▶ [THE TASK] List each line of the data that holds the string "this", please.

Records
◆ ◆ ◆ ◆

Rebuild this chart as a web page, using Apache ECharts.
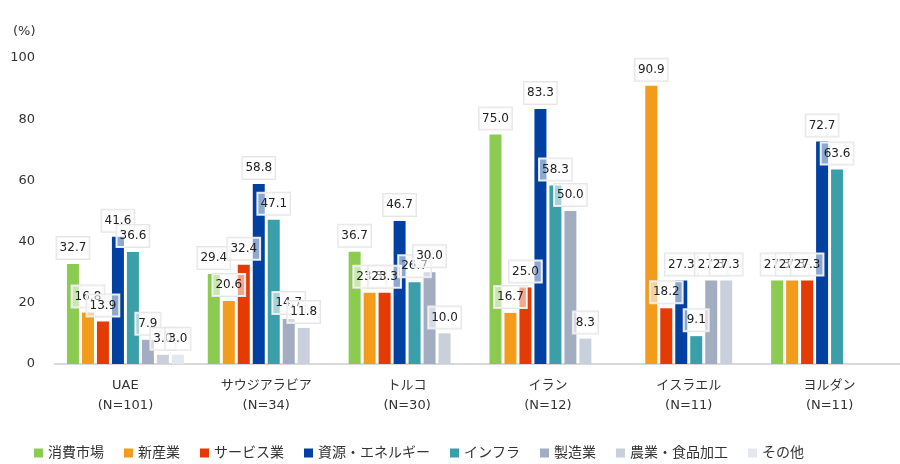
<!DOCTYPE html>
<html>
<head>
<meta charset="utf-8">
<script src="https://cdn.jsdelivr.net/npm/echarts@6/dist/echarts.min.js"></script>
<style>html,body{margin:0;padding:0;background:#fff;}#c{width:900px;height:464px;}</style>
</head>
<body>
<div id="c"></div>
<script>
const categories = ['UAE\n(N=101)', 'サウジアラビア\n(N=34)', 'トルコ\n(N=30)', 'イラン\n(N=12)', 'イスラエル\n(N=11)', 'ヨルダン\n(N=11)'];
const seriesNames = ['消費市場', '新産業', 'サービス業', '資源・エネルギー', 'インフラ', '製造業', '農業・食品加工', 'その他'];
const consumer   = [32.7, 29.4, 36.7, 75.0, null, 27.3];
const newIndustry= [16.8, 20.6, 23.3, 16.7, 90.9, 27.3];
const service    = [13.9, 32.4, 23.3, 25.0, 18.2, 27.3];
const energy     = [41.6, 58.8, 46.7, 83.3, 27.3, 72.7];
const infra      = [36.6, 47.1, 26.7, 58.3, 9.1, 63.6];
const manufact   = [7.9, 14.7, 30.0, 50.0, 27.3, null];
const agri       = [3.0, 11.8, 10.0, 8.3, 27.3, null];
const other      = [3.0, null, null, null, null, null];
const yTicks = [0, 20, 40, 60, 80, 100];
const colors = ['#8CCB52', '#F39B1A', '#E43A04', '#0040A0', '#3A9FA8', '#A2ADC1', '#C9D0DC', '#E3E7EF'];
const values = [consumer, newIndustry, service, energy, infra, manufact, agri, other];

const FONT = "'DejaVu Sans', 'Noto Sans CJK JP', sans-serif";
const chart = echarts.init(document.getElementById('c'));
chart.setOption({
  animation: false,
  textStyle: { fontFamily: FONT },
  title: { text: '(%)', left: 8, top: 20, textStyle: { fontSize: 13, fontWeight: 'normal', color: '#333', fontFamily: FONT } },
  legend: {
    data: seriesNames,
    left: 29, top: 441,
    icon: 'rect', itemWidth: 9, itemHeight: 9, itemGap: 20,
    textStyle: { fontSize: 14, color: '#333', fontFamily: FONT }
  },
  grid: { left: 55, right: 0, top: 58, bottom: 100, containLabel: false },
  xAxis: {
    type: 'category', data: categories,
    axisLine: { lineStyle: { color: '#D9D9D9', width: 2 } },
    axisTick: { show: false },
    axisLabel: { fontSize: 13, color: '#333', lineHeight: 20, margin: 12, interval: 0, fontFamily: FONT }
  },
  yAxis: {
    type: 'value', min: yTicks[0], max: yTicks[yTicks.length - 1], interval: 20,
    axisLine: { show: false }, axisTick: { show: false }, splitLine: { show: false },
    axisLabel: { fontSize: 13, color: '#333', margin: 20, fontFamily: FONT }
  },
  series: seriesNames.map((name, i) => ({
    name, type: 'bar', data: values[i],
    barGap: '25%', barCategoryGap: '17%',
    itemStyle: { color: colors[i] },
    labelLayout: { moveOverlap: 'shiftY' },
    label: {
      show: true, position: 'top', distance: 5,
      formatter: p => (p.value == null ? '' : Number(p.value).toFixed(1)),
      fontSize: 12, color: '#222', fontFamily: FONT,
      backgroundColor: 'rgba(255,255,255,0.55)', borderColor: '#E6E6E6', borderWidth: 1,
      padding: [5, 3]
    }
  }))
});
</script>
</body>
</html>
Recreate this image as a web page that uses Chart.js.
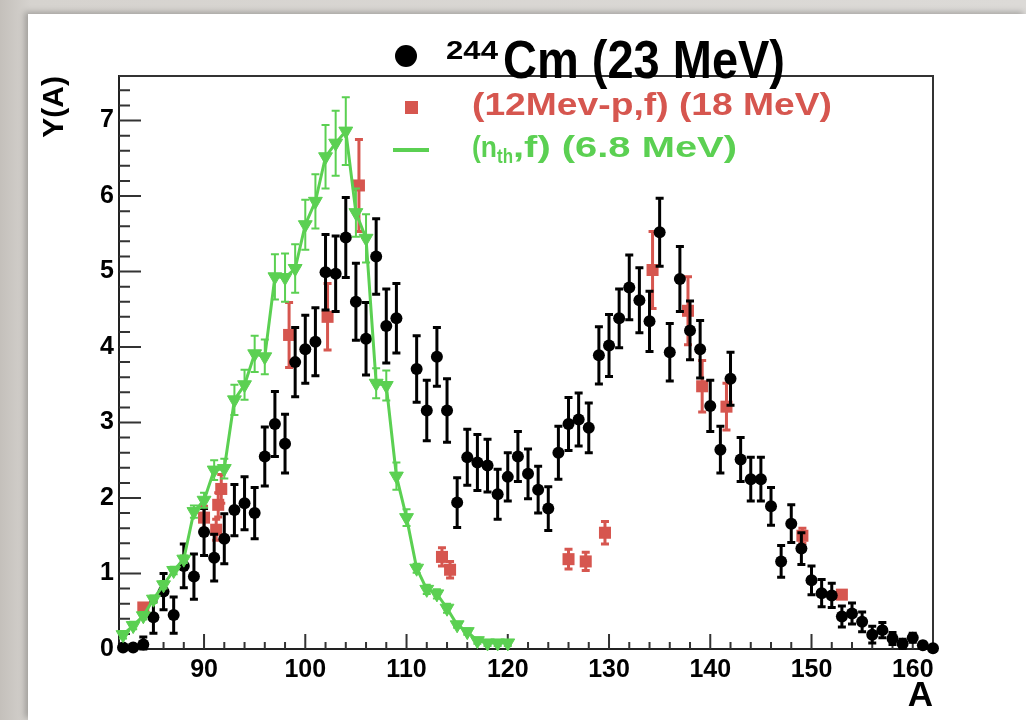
<!DOCTYPE html>
<html>
<head>
<meta charset="utf-8">
<script src="https://cdn.jsdelivr.net/npm/chart.js@4.4.1/dist/chart.umd.min.js"></script>
<style>
  html, body { margin: 0; padding: 0; width: 1026px; height: 720px; overflow: hidden; background: linear-gradient(90deg, #c4c0bb, #d6d3cf 3%, #dcdad7); }
  #sheet { position: absolute; left: 28px; top: 14px; width: 998px; height: 706px; background: #fff; box-shadow: -3px -2px 6px rgba(0,0,0,0.25); }
  #c { position: absolute; left: 0; top: 0; }
</style>
</head>
<body>
<div id="sheet"></div>
<canvas id="c" width="1026" height="720"></canvas>
<script>
// 244Cm (23 MeV) -- black circles
const cmA = [82, 83, 84, 85, 86, 87, 88, 89, 90, 91, 92, 93, 94, 95, 96, 97, 98, 99, 100,
  101, 102, 103, 104, 105, 106, 107, 108, 109, 111, 112, 113, 114, 115, 116, 117, 118, 119, 120,
  121, 122, 123, 124, 125, 126, 127, 128, 129, 130, 131, 132, 133, 134, 135, 136, 137, 138, 139, 140,
  141, 142, 143, 144, 145, 146, 147, 148, 149, 150, 151, 152, 153, 154, 155, 156, 157, 158, 159, 160,
  161, 162]
const cmY = [0.02, 0.02, 0.06, 0.42, 0.76, 0.45, 1.10, 0.96, 1.55, 1.21, 1.46, 1.84, 1.93, 1.80, 2.55, 2.98, 2.72, 3.80, 3.97,
  4.07, 4.99, 4.97, 5.45, 4.60, 4.11, 5.20, 4.28, 4.38, 3.71, 3.16, 3.87, 3.16, 1.94, 2.54, 2.47, 2.43, 2.05, 2.28,
  2.55, 2.32, 2.11, 1.86, 2.60, 2.98, 3.04, 2.93, 3.89, 4.02, 4.38, 4.79, 4.62, 4.34, 5.52, 3.93, 4.90, 4.22, 3.97, 3.22,
  2.64, 3.58, 2.51, 2.25, 2.25, 1.89, 1.16, 1.66, 1.33, 0.91, 0.74, 0.71, 0.43, 0.47, 0.36, 0.19, 0.25, 0.14, 0.07, 0.15,
  0.05, 0.01]
const cmErr = [0.02, 0.02, 0.10, 0.21, 0.24, 0.24, 0.29, 0.30, 0.31, 0.31, 0.33, 0.34, 0.35, 0.34, 0.39, 0.43, 0.39, 0.46, 0.45,
  0.45, 0.50, 0.50, 0.53, 0.51, 0.48, 0.50, 0.49, 0.46, 0.44, 0.40, 0.39, 0.42, 0.33, 0.37, 0.37, 0.35, 0.33, 0.32,
  0.33, 0.33, 0.31, 0.29, 0.35, 0.35, 0.35, 0.33, 0.38, 0.41, 0.39, 0.43, 0.43, 0.40, 0.45, 0.38, 0.43, 0.39, 0.38, 0.34,
  0.31, 0.35, 0.29, 0.29, 0.29, 0.25, 0.21, 0.25, 0.21, 0.19, 0.18, 0.16, 0.14, 0.14, 0.13, 0.11, 0.10, 0.08, 0.06, 0.06,
  0.04, 0.02]

// (12MeV-p,f) (18 MeV) -- red squares
const pA = [84.0, 90.0, 91.2, 91.4, 91.7, 98.4, 102.2, 105.3, 113.5, 114.3, 126.0, 127.7, 129.6, 134.3, 137.8, 139.2, 141.6, 149.1, 153.0]
const pY = [0.55, 1.74, 1.58, 1.91, 2.12, 4.16, 4.40, 6.14, 1.22, 1.05, 1.19, 1.16, 1.54, 5.02, 4.48, 3.48, 3.21, 1.50, 0.72]
const pErr = [0, 0.15, 0.14, 0.16, 0.19, 0.43, 0.44, 0.61, 0.12, 0.11, 0.13, 0.12, 0.15, 0.51, 0.45, 0.34, 0.31, 0.10, 0]

// (n_th,f) (6.8 MeV) -- green triangles with line
const nA = [82, 83, 84, 85, 86, 87, 88, 89, 90, 91, 92, 93, 94, 95, 96, 97, 98, 99, 100,
  101, 102, 103, 104, 105, 106, 107, 108, 109, 110, 111, 112, 113, 114, 115, 116, 117, 118, 119, 120]
const nY = [0.19, 0.31, 0.44, 0.66, 0.85, 1.04, 1.19, 1.82, 1.97, 2.37, 2.39, 3.30, 3.50, 3.91, 3.87, 4.93, 4.92, 5.04, 5.62,
  5.93, 6.52, 6.70, 6.86, 5.78, 5.44, 3.52, 3.49, 2.29, 1.74, 1.07, 0.79, 0.73, 0.54, 0.32, 0.23, 0.11, 0.08, 0.08, 0.08]
const nErr = [0.05, 0.05, 0.05, 0.05, 0.05, 0.05, 0.05, 0.08, 0.10, 0.13, 0.13, 0.20, 0.20, 0.24, 0.23, 0.30, 0.32, 0.32, 0.33,
  0.36, 0.42, 0.43, 0.45, 0.32, 0.32, 0.20, 0.20, 0.18, 0.11, 0.06, 0.06, 0.06, 0.06, 0.04, 0.04, 0.04, 0.04, 0.04, 0.04]

const xTicks = [90, 100, 110, 120, 130, 140, 150, 160]
const yTicks = [0, 1, 2, 3, 4, 5, 6, 7]

const RED = '#d6564f'
const GREEN = '#5bd052'
const FONT = '"Liberation Sans", Arial, Helvetica, sans-serif'

const toPoints = (xs, ys) => xs.map((x, i) => ({ x, y: ys[i] }))

// vertical error bars with caps, drawn just under each dataset's markers
const errorBars = {
  id: 'errorBars',
  beforeDatasetDraw(chart, args) {
    const ds = chart.data.datasets[args.index]
    if (!ds.errors) return
    const { x, y } = chart.scales
    const ctx = chart.ctx
    ctx.save()
    ctx.strokeStyle = ds.errColor
    ctx.lineWidth = ds.errWidth
    ds.data.forEach((p, i) => {
      const e = ds.errors[i]
      if (!e) return
      const px = x.getPixelForValue(p.x)
      const top = y.getPixelForValue(p.y + e)
      const bot = y.getPixelForValue(Math.max(p.y - e, 0))
      ctx.beginPath()
      ctx.moveTo(px, top); ctx.lineTo(px, bot)
      ctx.moveTo(px - 4, top); ctx.lineTo(px + 4, top)
      ctx.moveTo(px - 4, bot); ctx.lineTo(px + 4, bot)
      ctx.stroke()
    })
    ctx.restore()
  }
}

// ROOT-style frame: top/right lines plus inward major and minor ticks
const frame = {
  id: 'frame',
  beforeDatasetsDraw(chart) {
    const { ctx, chartArea: a, scales: { x, y } } = chart
    ctx.save()
    ctx.strokeStyle = '#333'
    ctx.lineWidth = 2
    ctx.beginPath()
    ctx.moveTo(a.left, a.top); ctx.lineTo(a.right, a.top); ctx.lineTo(a.right, a.bottom)
    for (let i = 0; i <= 37; i++) {
      const py = y.getPixelForValue(i / 5)
      ctx.moveTo(a.left, py); ctx.lineTo(a.left + (i % 5 === 0 ? 22 : 11), py)
    }
    for (let v = 82; v <= 162; v += 2) {
      const px = x.getPixelForValue(v)
      ctx.moveTo(px, a.bottom); ctx.lineTo(px, a.bottom - (v % 10 === 0 ? 15 : 7))
    }
    ctx.stroke()
    ctx.restore()
  }
}

const fitText = (ctx, text, x, base, size, width, color) => {
  ctx.font = `bold ${size}px ${FONT}`
  const w = ctx.measureText(text).width
  ctx.save()
  ctx.translate(x, base)
  ctx.scale(width / w, 1)
  ctx.fillStyle = color
  ctx.textAlign = 'left'
  ctx.textBaseline = 'alphabetic'
  ctx.fillText(text, 0, 0)
  ctx.restore()
}

const legendBox = {
  id: 'legendBox',
  afterDraw(chart) {
    const ctx = chart.ctx
    ctx.save()
    ctx.fillStyle = '#000'
    ctx.beginPath(); ctx.arc(406, 56, 11, 0, Math.PI * 2); ctx.fill()
    fitText(ctx, '244', 446, 59, 26, 52, '#000')
    fitText(ctx, 'Cm (23 MeV)', 503, 78, 53, 282, '#000')

    ctx.fillStyle = RED
    ctx.fillRect(405, 101, 13, 13)
    fitText(ctx, '(12Mev-p,f) (18 MeV)', 472, 115, 32, 360, RED)

    ctx.strokeStyle = GREEN
    ctx.lineWidth = 4
    ctx.beginPath(); ctx.moveTo(393, 150); ctx.lineTo(429, 150); ctx.stroke()
    fitText(ctx, '(n', 472, 157, 30, 25, GREEN)
    fitText(ctx, 'th', 497, 163, 20, 16, GREEN)
    fitText(ctx, ',f) (6.8 MeV)', 513, 157, 30, 224, GREEN)
    ctx.restore()
  }
}

new Chart(document.getElementById('c'), {
  type: 'scatter',
  data: {
    datasets: [
      {
        label: '(n_th,f) (6.8 MeV)',
        data: toPoints(nA, nY),
        errors: nErr, errColor: GREEN, errWidth: 2,
        showLine: true, borderColor: GREEN, borderWidth: 3, tension: 0,
        pointStyle: 'triangle', rotation: 180, pointRadius: 8,
        pointBackgroundColor: GREEN, pointBorderColor: GREEN, pointBorderWidth: 1,
        clip: false, order: 0
      },
      {
        label: '244Cm (23 MeV)',
        data: toPoints(cmA, cmY),
        errors: cmErr, errColor: '#000', errWidth: 3,
        pointStyle: 'circle', pointRadius: 6,
        pointBackgroundColor: '#000', pointBorderColor: '#000', pointBorderWidth: 0,
        clip: false, order: 1
      },
      {
        label: '(12Mev-p,f) (18 MeV)',
        data: toPoints(pA, pY),
        errors: pErr, errColor: RED, errWidth: 3,
        pointStyle: 'rect', pointRadius: 8.5,
        pointBackgroundColor: RED, pointBorderColor: RED, pointBorderWidth: 0,
        clip: false, order: 2
      }
    ]
  },
  options: {
    responsive: false,
    animation: false,
    devicePixelRatio: 1,
    layout: { padding: { top: 76, right: 93, left: 0, bottom: 0 } },
    plugins: { legend: { display: false }, tooltip: { enabled: false } },
    scales: {
      x: {
        type: 'linear', min: 81.6, max: 162,
        afterFit: s => { s.height = 71 },
        afterBuildTicks: s => { s.ticks = xTicks.map(v => ({ value: v })) },
        grid: { display: false, drawTicks: false },
        border: { display: true, color: '#222', width: 2 },
        ticks: { color: '#000', font: { family: FONT, size: 25, weight: 'bold' }, padding: 6, maxRotation: 0, autoSkip: false },
        title: { display: true, text: 'A', align: 'end', color: '#000', font: { family: FONT, size: 35, weight: 'bold' }, padding: { top: 0, bottom: 3 } }
      },
      y: {
        type: 'linear', min: 0, max: 7.59,
        afterFit: s => { s.width = 119 },
        afterBuildTicks: s => { s.ticks = yTicks.map(v => ({ value: v })) },
        grid: { display: false, drawTicks: false },
        border: { display: true, color: '#222', width: 2 },
        ticks: { color: '#000', font: { family: FONT, size: 25, weight: 'bold' }, padding: 5 },
        title: { display: true, text: 'Y(A)', align: 'end', color: '#000', font: { family: FONT, size: 30, weight: 'bold' }, padding: { top: 37, bottom: 0 } }
      }
    }
  },
  plugins: [errorBars, frame, legendBox]
})
</script>
</body>
</html>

◆ ◆ ◆ ◆

▶ [RESULT]
Rebuild this chart as a web page, using Apache ECharts.
Recreate this image as a web page that uses Chart.js.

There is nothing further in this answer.